Iran censures IAEA for falling under third party influence

Mohsen Naziri, Iran's ambassador to the international organizations in Vienna

Iran censures the International Atomic Energy Agency (IAEA), which is the United Nations nuclear watchdog, for falling under the influence of third party pressure in its dealing with the Islamic Republic.

Speaking on Thursday, Mohsen Naziri, Iran's ambassador to the international organizations in Vienna, said the Islamic Republic's approach towards the IAEA had invariably been based on cooperation and interaction.

The IAEA too was expected to "perform its inherent duty" concerning the Islamic Republic, and preserve its independence, neutrality, and professionalism, he added.

However, Naziri added, the agency had allowed itself to be influenced by outside "political pressures."

The agency, he added, had also resorted to raising questions "that boil down to mischievous behavior by third parties that do not subscribe to any of the agency's safeguard mechanisms and [also] host dozens of nuclear warheads."
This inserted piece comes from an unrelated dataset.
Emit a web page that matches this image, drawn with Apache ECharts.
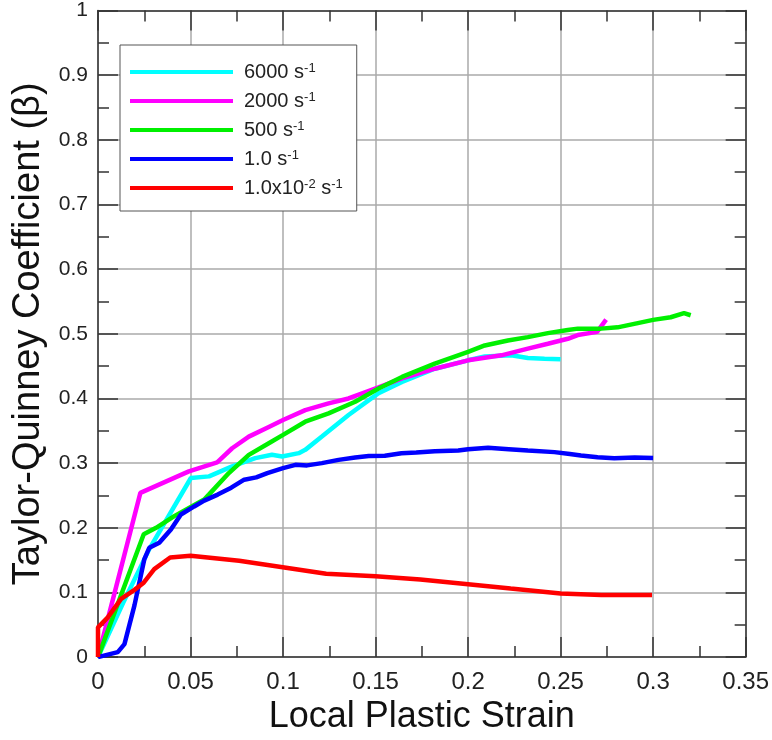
<!DOCTYPE html>
<html>
<head>
<meta charset="utf-8">
<script src="https://cdn.jsdelivr.net/npm/echarts@6/dist/echarts.min.js"></script>
<style>
html,body{margin:0;padding:0;background:#fff;}
#chart{width:772px;height:740px;}
</style>
</head>
<body>
<div id="chart"></div>
<script>
// Series names (legend)
const seriesNames = ['6000 s-1', '2000 s-1', '500 s-1', '1.0 s-1', '1.0x10-2 s-1'];
const seriesColors = ['#00FFFF', '#FF00FF', '#00F000', '#0000FF', '#FF0000'];

// Tick values
const xTicks = [0, 0.05, 0.1, 0.15, 0.2, 0.25, 0.3, 0.35];
const yTicks = [0, 0.1, 0.2, 0.3, 0.4, 0.5, 0.6, 0.7, 0.8, 0.9, 1];

// [local plastic strain, Taylor-Quinney coefficient]
const rate6000 = [[0,0],[0.0136,0.084],[0.0277,0.167],[0.0502,0.277],[0.06,0.2795],[0.0725,0.295],[0.085,0.3077],[0.094,0.313],[0.0995,0.3103],[0.1085,0.3154],[0.112,0.3205],[0.121,0.341],[0.1354,0.3744],[0.1464,0.3974],[0.1516,0.408],[0.1643,0.4256],[0.182,0.446],[0.2,0.459],[0.209,0.465],[0.2233,0.4667],[0.2323,0.4626],[0.2413,0.4615],[0.25,0.4605]];
const rate2000 = [[0,0],[0.0229,0.254],[0.0491,0.2872],[0.0644,0.301],[0.0725,0.323],[0.0815,0.341],[0.0923,0.356],[0.1,0.3667],[0.112,0.382],[0.1246,0.3923],[0.1354,0.4],[0.1516,0.417],[0.1643,0.431],[0.182,0.446],[0.2,0.459],[0.218,0.4667],[0.2323,0.477],[0.2431,0.4846],[0.2539,0.4923],[0.2593,0.498],[0.2697,0.503],[0.2746,0.522]];
const rate500 = [[0,0],[0.0247,0.19],[0.0314,0.2],[0.0412,0.218],[0.0574,0.2437],[0.0599,0.2513],[0.0707,0.2846],[0.0815,0.3128],[0.0923,0.3308],[0.1,0.3436],[0.112,0.364],[0.1246,0.377],[0.139,0.395],[0.1516,0.4154],[0.1643,0.4333],[0.182,0.454],[0.2,0.472],[0.209,0.482],[0.2215,0.4897],[0.2323,0.4949],[0.2431,0.501],[0.2539,0.506],[0.2593,0.508],[0.2719,0.508],[0.2808,0.51],[0.2898,0.5154],[0.3,0.5215],[0.3095,0.5256],[0.3167,0.532],[0.3203,0.5287]];
const rate1 = [[0,0],[0.0107,0.0077],[0.0143,0.02],[0.0197,0.08],[0.025,0.151],[0.0277,0.169],[0.0331,0.177],[0.0394,0.1975],[0.0448,0.2206],[0.052,0.233],[0.0574,0.242],[0.0647,0.2513],[0.072,0.262],[0.079,0.2744],[0.0855,0.278],[0.0915,0.2846],[0.1,0.2923],[0.1067,0.2974],[0.113,0.2965],[0.121,0.3],[0.13,0.305],[0.139,0.3087],[0.1463,0.311],[0.155,0.3115],[0.164,0.3154],[0.172,0.3165],[0.182,0.3185],[0.1947,0.3195],[0.2,0.3215],[0.2108,0.3236],[0.222,0.3215],[0.2323,0.3195],[0.2467,0.317],[0.255,0.314],[0.261,0.3118],[0.27,0.309],[0.279,0.3077],[0.29,0.3085],[0.3,0.308]];
const rate001 = [[0,0],[0,0.046],[0.0053,0.0615],[0.0125,0.09],[0.0197,0.104],[0.0247,0.115],[0.0304,0.136],[0.039,0.154],[0.05,0.1566],[0.0763,0.149],[0.0998,0.139],[0.1233,0.1288],[0.15,0.125],[0.1742,0.12],[0.2,0.1126],[0.223,0.106],[0.25,0.0985],[0.272,0.096],[0.2994,0.096]];

const allData = [rate6000, rate2000, rate500, rate1, rate001];

const chart = echarts.init(document.getElementById('chart'), null, {renderer: 'canvas'});

function legendFmt(name) {
  if (name === '1.0x10-2 s-1') return '{gap|}{nm|1.0x10}{sp|-2}{nm| s}{sp|-1}';
  const m = name.match(/^(.*) s-1$/);
  return '{gap|}{nm|' + m[1] + ' s}{sp|-1}';
}

const FONT = 'Liberation Sans, Arial, sans-serif';
const axisLineStyle = {color: '#333', width: 1.5};
const baseX = {
  type: 'value', min: xTicks[0], max: xTicks[xTicks.length - 1], interval: 0.05,
  axisLine: {show: true, onZero: false, lineStyle: axisLineStyle},
  axisTick: {show: true, inside: true, length: 20, lineStyle: {color: '#333', width: 1.5}},
  minorTick: {show: true, splitNumber: 2, length: 11, lineStyle: {color: '#333', width: 1.5}},
  splitLine: {show: false}
};
const baseY = {
  type: 'value', min: yTicks[0], max: yTicks[yTicks.length - 1], interval: 0.1,
  axisLine: {show: true, onZero: false, lineStyle: axisLineStyle},
  axisTick: {show: true, inside: true, length: 20, lineStyle: {color: '#333', width: 1.5}},
  minorTick: {show: true, splitNumber: 2, length: 11, lineStyle: {color: '#333', width: 1.5}},
  splitLine: {show: false}
};

const option = {
  backgroundColor: '#fff',
  animation: false,
  grid: {left: 98, right: 25, top: 10, bottom: 78, containLabel: false},
  legend: {
    orient: 'vertical', left: 120, top: 45,
    backgroundColor: '#fff', borderColor: '#555', borderWidth: 1,
    padding: [17, 14, 13, 10],
    itemGap: 9, itemWidth: 103, itemHeight: 4, icon: 'rect',
    data: seriesNames,
    formatter: legendFmt,
    textStyle: {
      fontSize: 20, color: '#222',
      rich: {
        gap: {width: 6, fontSize: 20},
        nm: {fontSize: 20, fontFamily: FONT, color: '#222'},
        sp: {fontSize: 13, fontFamily: FONT, color: '#222', verticalAlign: 'top'}
      }
    }
  },
  xAxis: [
    Object.assign({}, baseX, {
      position: 'bottom',
      name: 'Local Plastic Strain', nameLocation: 'middle', nameGap: 38,
      nameTextStyle: {fontFamily: FONT, fontSize: 36, color: '#111', verticalAlign: 'top'},
      axisLabel: {show: true, margin: 13, fontFamily: FONT, fontSize: 24, color: '#222',
        formatter: v => String(+v.toFixed(2))},
      splitLine: {show: true, lineStyle: {color: '#aaa', width: 1.5}}
    }),
    Object.assign({}, baseX, {position: 'top', axisLabel: {show: false}})
  ],
  yAxis: [
    Object.assign({}, baseY, {
      position: 'left',
      name: 'Taylor-Quinney Coefficient (β)', nameLocation: 'middle', nameGap: 49,
      nameTextStyle: {fontFamily: FONT, fontSize: 38, color: '#111'},
      axisLabel: {show: true, margin: 10, fontFamily: FONT, fontSize: 21, color: '#222',
        formatter: v => String(+v.toFixed(1))},
      splitLine: {show: true, lineStyle: {color: '#aaa', width: 1.5}}
    }),
    Object.assign({}, baseY, {position: 'right', axisLabel: {show: false}})
  ],
  series: seriesNames.map((n, i) => ({
    name: n, type: 'line', xAxisIndex: 0, yAxisIndex: 0,
    data: allData[i], showSymbol: false, symbol: 'none', smooth: false,
    lineStyle: {color: seriesColors[i], width: 4.5},
    itemStyle: {color: seriesColors[i]},
    z: 2 + i
  }))
};
chart.setOption(option);
</script>
</body>
</html>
He was referring to the Israeli regime that is not a member of the Nuclear Non-Proliferation Treaty (NPT), despite being the sole party in the Middle East that is in possession of the non-conventional weapons.

Naziri's remarks came after a report by the IAEA, which alleged that Iran’s stock of uranium enriched to up to 60-percent purity had grown to well above the amount that was enough for a nuclear bomb, if enriched further.

The official also reminded that outstanding issues concerning Iran's nuclear work had been resolved between the country and the agency in line with a resolution that was issued by the IAEA's Board of Governors in 2015.

"The agency's members have to seriously avoid exerting pressure on the organization and try to use it towards [realizing] their political goals," the diplomat said.

The envoy also found fault with the IAEA's demand on Iran to continue implementing the Additional Protocol to the NPT’s Safeguards Agreements, which grants the agency the power to carry out short-notice inspections at locations not declared to it.

Iran stopped adhering to the Additional Protocol in May 2019, a year after the United States illegally and unilaterally quit a 2015 nuclear deal between Iran and others.

Naziri suggested that the IAEA could not expect Tehran to keep enforcing the Additional Protocol, while the other parties to the nuclear accord, including Washington, kept violating the agreement.